**Data to process:**
-- begin --

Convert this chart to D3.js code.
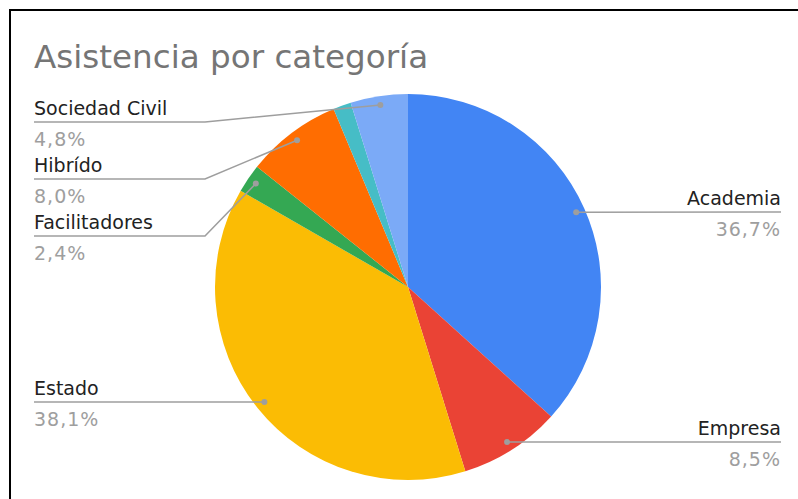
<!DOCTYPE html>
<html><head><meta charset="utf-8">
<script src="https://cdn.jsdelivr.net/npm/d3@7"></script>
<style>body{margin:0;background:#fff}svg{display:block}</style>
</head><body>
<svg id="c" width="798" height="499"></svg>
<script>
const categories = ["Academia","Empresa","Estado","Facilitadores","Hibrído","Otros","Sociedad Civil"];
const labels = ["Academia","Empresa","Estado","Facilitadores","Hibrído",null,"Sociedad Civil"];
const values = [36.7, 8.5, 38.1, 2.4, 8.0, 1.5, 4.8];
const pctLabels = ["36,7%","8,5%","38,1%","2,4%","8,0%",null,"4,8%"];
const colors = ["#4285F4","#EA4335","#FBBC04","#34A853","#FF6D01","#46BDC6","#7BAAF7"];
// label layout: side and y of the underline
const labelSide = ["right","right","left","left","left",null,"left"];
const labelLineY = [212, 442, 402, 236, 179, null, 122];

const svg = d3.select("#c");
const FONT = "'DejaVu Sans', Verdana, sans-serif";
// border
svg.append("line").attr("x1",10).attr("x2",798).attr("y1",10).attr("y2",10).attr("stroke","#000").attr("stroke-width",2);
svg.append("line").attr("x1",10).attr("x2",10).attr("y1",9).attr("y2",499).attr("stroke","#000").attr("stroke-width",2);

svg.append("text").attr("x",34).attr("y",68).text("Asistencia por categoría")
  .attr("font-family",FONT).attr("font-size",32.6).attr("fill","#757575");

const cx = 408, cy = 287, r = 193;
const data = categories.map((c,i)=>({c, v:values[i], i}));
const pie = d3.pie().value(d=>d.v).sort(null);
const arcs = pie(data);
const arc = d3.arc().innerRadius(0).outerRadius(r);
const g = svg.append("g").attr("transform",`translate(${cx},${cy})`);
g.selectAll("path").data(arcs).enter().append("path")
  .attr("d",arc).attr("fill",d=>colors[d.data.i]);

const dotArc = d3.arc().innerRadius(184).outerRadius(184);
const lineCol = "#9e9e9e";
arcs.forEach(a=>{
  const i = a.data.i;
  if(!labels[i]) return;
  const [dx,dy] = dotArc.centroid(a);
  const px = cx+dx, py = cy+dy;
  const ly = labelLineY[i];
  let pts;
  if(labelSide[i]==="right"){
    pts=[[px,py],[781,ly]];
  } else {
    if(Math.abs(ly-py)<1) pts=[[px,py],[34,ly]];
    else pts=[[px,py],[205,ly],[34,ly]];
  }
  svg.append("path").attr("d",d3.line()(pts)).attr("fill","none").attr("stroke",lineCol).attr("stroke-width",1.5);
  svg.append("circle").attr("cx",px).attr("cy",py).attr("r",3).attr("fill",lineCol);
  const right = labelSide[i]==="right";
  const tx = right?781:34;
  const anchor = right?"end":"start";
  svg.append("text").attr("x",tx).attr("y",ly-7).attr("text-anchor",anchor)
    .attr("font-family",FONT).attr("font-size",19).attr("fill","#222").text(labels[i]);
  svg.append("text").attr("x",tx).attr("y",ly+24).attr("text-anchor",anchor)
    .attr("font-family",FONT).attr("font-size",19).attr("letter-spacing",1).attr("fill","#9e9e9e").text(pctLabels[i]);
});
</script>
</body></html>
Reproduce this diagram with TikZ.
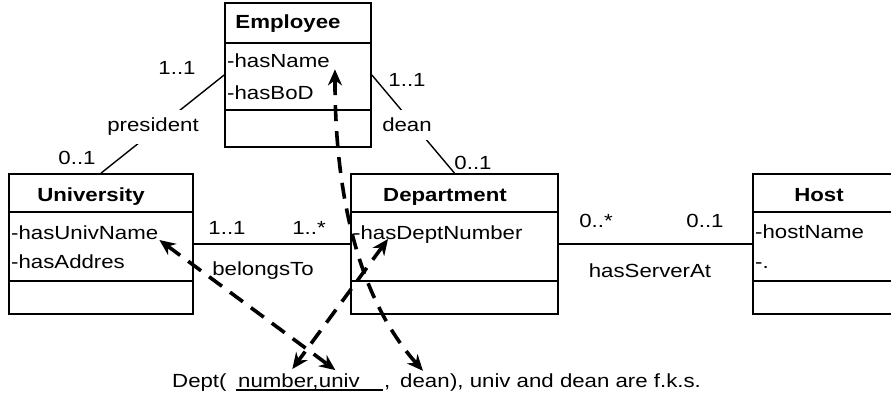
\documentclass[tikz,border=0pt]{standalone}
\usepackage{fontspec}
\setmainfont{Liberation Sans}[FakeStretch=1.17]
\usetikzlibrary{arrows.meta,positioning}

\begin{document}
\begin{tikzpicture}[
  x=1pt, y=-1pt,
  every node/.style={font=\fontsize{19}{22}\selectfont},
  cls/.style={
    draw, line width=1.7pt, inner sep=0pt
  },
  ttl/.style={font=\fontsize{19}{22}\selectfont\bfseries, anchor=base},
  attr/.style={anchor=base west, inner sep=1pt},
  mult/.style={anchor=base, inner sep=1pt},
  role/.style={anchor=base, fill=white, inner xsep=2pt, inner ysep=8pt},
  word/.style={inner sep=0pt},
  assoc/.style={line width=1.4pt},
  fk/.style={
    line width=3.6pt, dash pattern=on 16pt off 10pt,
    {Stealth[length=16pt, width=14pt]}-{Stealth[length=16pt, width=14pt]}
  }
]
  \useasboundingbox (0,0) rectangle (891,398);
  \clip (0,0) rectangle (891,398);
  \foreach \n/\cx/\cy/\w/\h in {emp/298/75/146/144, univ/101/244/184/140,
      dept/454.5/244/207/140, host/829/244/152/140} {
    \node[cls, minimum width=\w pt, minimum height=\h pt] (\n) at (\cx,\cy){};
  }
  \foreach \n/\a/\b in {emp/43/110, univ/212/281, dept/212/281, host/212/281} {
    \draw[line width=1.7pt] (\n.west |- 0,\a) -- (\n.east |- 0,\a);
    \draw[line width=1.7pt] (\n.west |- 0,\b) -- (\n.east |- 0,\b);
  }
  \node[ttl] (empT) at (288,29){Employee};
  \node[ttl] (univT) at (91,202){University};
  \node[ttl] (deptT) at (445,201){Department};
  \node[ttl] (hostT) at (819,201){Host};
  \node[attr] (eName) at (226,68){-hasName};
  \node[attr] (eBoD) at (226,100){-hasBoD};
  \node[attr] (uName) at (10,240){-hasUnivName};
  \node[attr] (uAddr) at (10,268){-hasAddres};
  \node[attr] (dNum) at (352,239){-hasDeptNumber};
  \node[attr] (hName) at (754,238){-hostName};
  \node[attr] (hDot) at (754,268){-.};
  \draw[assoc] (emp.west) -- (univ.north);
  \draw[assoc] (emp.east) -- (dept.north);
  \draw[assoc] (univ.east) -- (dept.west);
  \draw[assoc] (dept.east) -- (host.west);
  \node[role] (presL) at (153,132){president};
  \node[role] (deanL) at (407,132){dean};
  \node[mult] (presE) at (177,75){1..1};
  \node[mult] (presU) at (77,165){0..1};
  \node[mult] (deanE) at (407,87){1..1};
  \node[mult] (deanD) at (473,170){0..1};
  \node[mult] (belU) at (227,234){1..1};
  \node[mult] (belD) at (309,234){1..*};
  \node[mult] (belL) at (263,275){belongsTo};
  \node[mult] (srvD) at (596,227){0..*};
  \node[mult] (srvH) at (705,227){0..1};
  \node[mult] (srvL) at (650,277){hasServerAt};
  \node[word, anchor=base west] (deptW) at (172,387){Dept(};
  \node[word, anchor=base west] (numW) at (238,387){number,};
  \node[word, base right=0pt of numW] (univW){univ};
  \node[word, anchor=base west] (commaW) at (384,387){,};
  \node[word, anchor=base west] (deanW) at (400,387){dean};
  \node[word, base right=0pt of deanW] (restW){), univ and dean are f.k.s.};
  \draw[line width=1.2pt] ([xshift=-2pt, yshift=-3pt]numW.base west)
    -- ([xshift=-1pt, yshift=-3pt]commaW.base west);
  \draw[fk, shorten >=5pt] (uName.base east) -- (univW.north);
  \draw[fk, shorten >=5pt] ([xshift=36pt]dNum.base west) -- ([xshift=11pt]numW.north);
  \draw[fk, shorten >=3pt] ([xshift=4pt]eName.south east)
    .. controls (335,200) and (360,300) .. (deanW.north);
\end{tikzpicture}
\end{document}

-- end --

Leave the pictures out and reproduce each record exactly as written.

**Result of the exercise:**
Convert this chart to D3.js code.
<!DOCTYPE html>
<html><head><meta charset="utf-8">
<script src="https://cdn.jsdelivr.net/npm/d3@7"></script>
<style>body{margin:0;background:#fff}svg{display:block}</style>
</head><body>
<svg id="c" width="798" height="499"></svg>
<script>
const categories = ["Academia","Empresa","Estado","Facilitadores","Hibrído","Otros","Sociedad Civil"];
const labels = ["Academia","Empresa","Estado","Facilitadores","Hibrído",null,"Sociedad Civil"];
const values = [36.7, 8.5, 38.1, 2.4, 8.0, 1.5, 4.8];
const pctLabels = ["36,7%","8,5%","38,1%","2,4%","8,0%",null,"4,8%"];
const colors = ["#4285F4","#EA4335","#FBBC04","#34A853","#FF6D01","#46BDC6","#7BAAF7"];
// label layout: side and y of the underline
const labelSide = ["right","right","left","left","left",null,"left"];
const labelLineY = [212, 442, 402, 236, 179, null, 122];

const svg = d3.select("#c");
const FONT = "'DejaVu Sans', Verdana, sans-serif";
// border
svg.append("line").attr("x1",10).attr("x2",798).attr("y1",10).attr("y2",10).attr("stroke","#000").attr("stroke-width",2);
svg.append("line").attr("x1",10).attr("x2",10).attr("y1",9).attr("y2",499).attr("stroke","#000").attr("stroke-width",2);

svg.append("text").attr("x",34).attr("y",68).text("Asistencia por categoría")
  .attr("font-family",FONT).attr("font-size",32.6).attr("fill","#757575");

const cx = 408, cy = 287, r = 193;
const data = categories.map((c,i)=>({c, v:values[i], i}));
const pie = d3.pie().value(d=>d.v).sort(null);
const arcs = pie(data);
const arc = d3.arc().innerRadius(0).outerRadius(r);
const g = svg.append("g").attr("transform",`translate(${cx},${cy})`);
g.selectAll("path").data(arcs).enter().append("path")
  .attr("d",arc).attr("fill",d=>colors[d.data.i]);

const dotArc = d3.arc().innerRadius(184).outerRadius(184);
const lineCol = "#9e9e9e";
arcs.forEach(a=>{
  const i = a.data.i;
  if(!labels[i]) return;
  const [dx,dy] = dotArc.centroid(a);
  const px = cx+dx, py = cy+dy;
  const ly = labelLineY[i];
  let pts;
  if(labelSide[i]==="right"){
    pts=[[px,py],[781,ly]];
  } else {
    if(Math.abs(ly-py)<1) pts=[[px,py],[34,ly]];
    else pts=[[px,py],[205,ly],[34,ly]];
  }
  svg.append("path").attr("d",d3.line()(pts)).attr("fill","none").attr("stroke",lineCol).attr("stroke-width",1.5);
  svg.append("circle").attr("cx",px).attr("cy",py).attr("r",3).attr("fill",lineCol);
  const right = labelSide[i]==="right";
  const tx = right?781:34;
  const anchor = right?"end":"start";
  svg.append("text").attr("x",tx).attr("y",ly-7).attr("text-anchor",anchor)
    .attr("font-family",FONT).attr("font-size",19).attr("fill","#222").text(labels[i]);
  svg.append("text").attr("x",tx).attr("y",ly+24).attr("text-anchor",anchor)
    .attr("font-family",FONT).attr("font-size",19).attr("letter-spacing",1).attr("fill","#9e9e9e").text(pctLabels[i]);
});
</script>
</body></html>
Reproduce this diagram with TikZ.
\documentclass[tikz,border=0pt]{standalone}
\usepackage{fontspec}
\setmainfont{Liberation Sans}[FakeStretch=1.17]
\usetikzlibrary{arrows.meta,positioning}

\begin{document}
\begin{tikzpicture}[
  x=1pt, y=-1pt,
  every node/.style={font=\fontsize{19}{22}\selectfont},
  cls/.style={
    draw, line width=1.7pt, inner sep=0pt
  },
  ttl/.style={font=\fontsize{19}{22}\selectfont\bfseries, anchor=base},
  attr/.style={anchor=base west, inner sep=1pt},
  mult/.style={anchor=base, inner sep=1pt},
  role/.style={anchor=base, fill=white, inner xsep=2pt, inner ysep=8pt},
  word/.style={inner sep=0pt},
  assoc/.style={line width=1.4pt},
  fk/.style={
    line width=3.6pt, dash pattern=on 16pt off 10pt,
    {Stealth[length=16pt, width=14pt]}-{Stealth[length=16pt, width=14pt]}
  }
]
  \useasboundingbox (0,0) rectangle (891,398);
  \clip (0,0) rectangle (891,398);
  \foreach \n/\cx/\cy/\w/\h in {emp/298/75/146/144, univ/101/244/184/140,
      dept/454.5/244/207/140, host/829/244/152/140} {
    \node[cls, minimum width=\w pt, minimum height=\h pt] (\n) at (\cx,\cy){};
  }
  \foreach \n/\a/\b in {emp/43/110, univ/212/281, dept/212/281, host/212/281} {
    \draw[line width=1.7pt] (\n.west |- 0,\a) -- (\n.east |- 0,\a);
    \draw[line width=1.7pt] (\n.west |- 0,\b) -- (\n.east |- 0,\b);
  }
  \node[ttl] (empT) at (288,29){Employee};
  \node[ttl] (univT) at (91,202){University};
  \node[ttl] (deptT) at (445,201){Department};
  \node[ttl] (hostT) at (819,201){Host};
  \node[attr] (eName) at (226,68){-hasName};
  \node[attr] (eBoD) at (226,100){-hasBoD};
  \node[attr] (uName) at (10,240){-hasUnivName};
  \node[attr] (uAddr) at (10,268){-hasAddres};
  \node[attr] (dNum) at (352,239){-hasDeptNumber};
  \node[attr] (hName) at (754,238){-hostName};
  \node[attr] (hDot) at (754,268){-.};
  \draw[assoc] (emp.west) -- (univ.north);
  \draw[assoc] (emp.east) -- (dept.north);
  \draw[assoc] (univ.east) -- (dept.west);
  \draw[assoc] (dept.east) -- (host.west);
  \node[role] (presL) at (153,132){president};
  \node[role] (deanL) at (407,132){dean};
  \node[mult] (presE) at (177,75){1..1};
  \node[mult] (presU) at (77,165){0..1};
  \node[mult] (deanE) at (407,87){1..1};
  \node[mult] (deanD) at (473,170){0..1};
  \node[mult] (belU) at (227,234){1..1};
  \node[mult] (belD) at (309,234){1..*};
  \node[mult] (belL) at (263,275){belongsTo};
  \node[mult] (srvD) at (596,227){0..*};
  \node[mult] (srvH) at (705,227){0..1};
  \node[mult] (srvL) at (650,277){hasServerAt};
  \node[word, anchor=base west] (deptW) at (172,387){Dept(};
  \node[word, anchor=base west] (numW) at (238,387){number,};
  \node[word, base right=0pt of numW] (univW){univ};
  \node[word, anchor=base west] (commaW) at (384,387){,};
  \node[word, anchor=base west] (deanW) at (400,387){dean};
  \node[word, base right=0pt of deanW] (restW){), univ and dean are f.k.s.};
  \draw[line width=1.2pt] ([xshift=-2pt, yshift=-3pt]numW.base west)
    -- ([xshift=-1pt, yshift=-3pt]commaW.base west);
  \draw[fk, shorten >=5pt] (uName.base east) -- (univW.north);
  \draw[fk, shorten >=5pt] ([xshift=36pt]dNum.base west) -- ([xshift=11pt]numW.north);
  \draw[fk, shorten >=3pt] ([xshift=4pt]eName.south east)
    .. controls (335,200) and (360,300) .. (deanW.north);
\end{tikzpicture}
\end{document}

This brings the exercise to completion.